While neither actor is a stranger to theatre, a lot of thought still goes into selecting an on-stage role. For Lennie, who has graced our screens in shows like The Walking Dead, and more recently in Sky TV’s Save Me, his return to theatre after a long hiatus really needed to be the right fit alongside the right team. “I missed it for well over a decade and I wanted to get back,” he says. “I’d put it out there… that in this time I want to be doing a play. I don’t want to be doing anything else.” 

photography courtesy of Old Vic (Manuel Harlan)

For Paapa, who has appeared in King Lear at the National and The Convert at the Young Vic to name a few, he wants to be challenged by theatre. “I want to do things that I haven’t done already, take risks, and I want to be surprised and surprise people”.

Luckily, the stars aligned and they finally found each other, playing one of the most intimate relationships out there – father and son. “It’s hard, you know? It’s got to be with the right person” Pappa ponders. “When I say ‘right’, I don’t mean in a career move ‘right’. I mean in a way that feels right because when you’re doing a play, you’re with that person…” “a lot!” Lennie interjects and they both laugh. “The vulnerability demanded, especially in a play like this, you can’t do with someone that you don’t deeply want to be around or deeply feel comfortable with.”

Their chemistry off stage feels so natural and clearly, it flows right into their onstage performances. It’s difficult to take your eyes off them, as Paapa jumps from son to son to son (he plays all of them), and Lennie, who plays Salter, shifts in accordance. You can feel the tension, the yearning for a father’s love, in fact, you can practically hear the unsaid words in their stiff, uncomfortable silences. 

The pandemic has had a colossal impact on the arts. While the film industry ended up with a backlog of content and was able to hit the ground running, the theatre world – which depends on live audiences – came to a halt. “It’s kind of like feast or fallow I suppose,” Paapa says about the two industries. The break from work did however make him more intentional with how he picks roles. “I think having courage and conviction to only work on things that mean something to you and that you feel can be meaningful to other people, I think for me is becoming a bigger motivating factor.” 

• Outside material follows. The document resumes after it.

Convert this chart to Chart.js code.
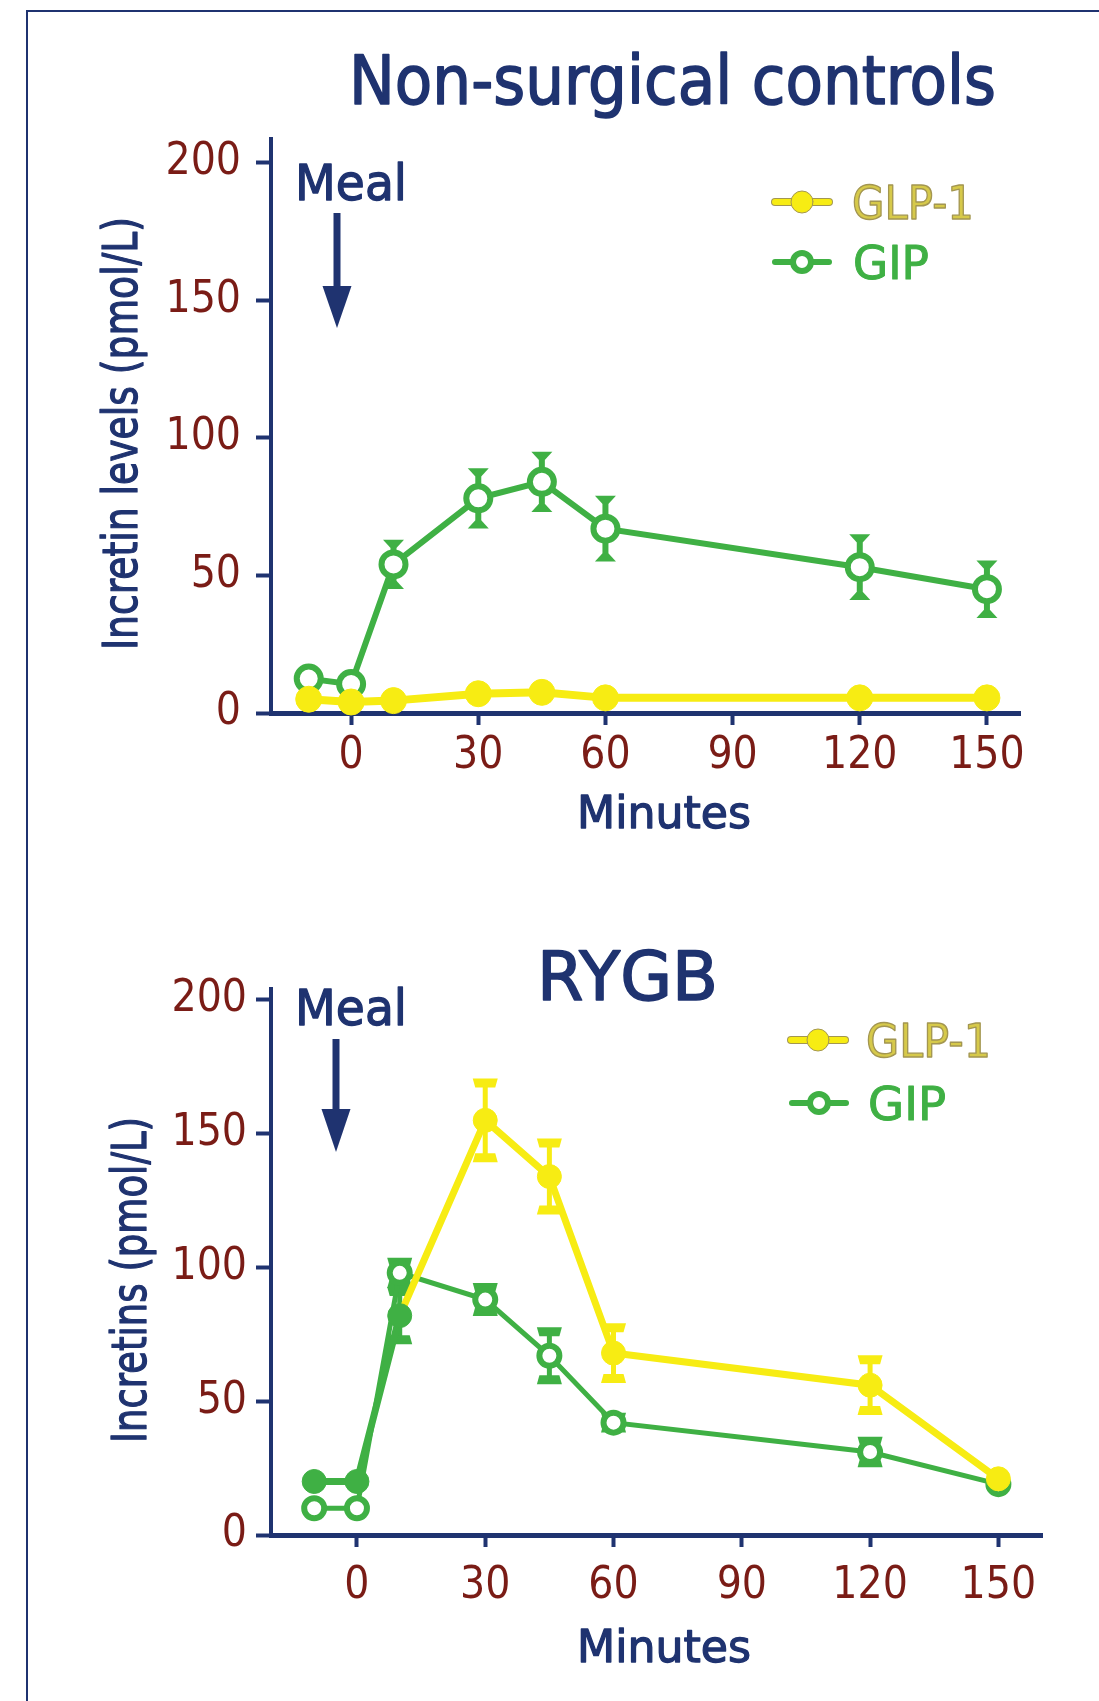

“The career they build for themselves is built as much on what you say yes to, as what you say no to. And sometimes saying no could be the most important decision that you make” 

It’s something Lennie, who has more years of experience in the industry, continues to preach. “If I’m giving advice to younger actors, I always remind them that the career they build for themselves is built as much on what you say yes to, as what you say no to. And sometimes saying no could be the most important decision that you make.” 

This is also the first time A Number has been played by black actors, and while it doesn’t change the content, it still seems important to mention. “Unavoidably, it’s [A Number] everything to do with being black and nothing to do with being black,” Lennie explains. “It is about how we get perceived and about how we perceive ourselves. There’s no reference to that in the play, but to say it’s not there would be a misreading of the adventure.” 

Things are most definitely shifting for black art and black creators, and it’s exciting. As Lennie put it, it’s now time to take full control over our own narrative. “I’m looking forward to maybe this [moment] being the opportunity for us to tell our stories in the way that we want to tell them about what we want to tell them about and that excites me.” Praising shows like I May Destroy You, and Atlanta, for breaking the mould and carving out stories on their own terms, Paapa adds that “something that started off as genre-bending has now become genre-defining.”

Through how they approach roles, their beliefs, and obvious respect for each other, it’s easy to see how Paapa and Lennie are the perfect match on stage, and why they’ve now become IRL mates. So what’s next for the two after A Number? “It’s not the end of our working relationship,” Lennie says, “but more importantly, it’s not the end of our friendship.”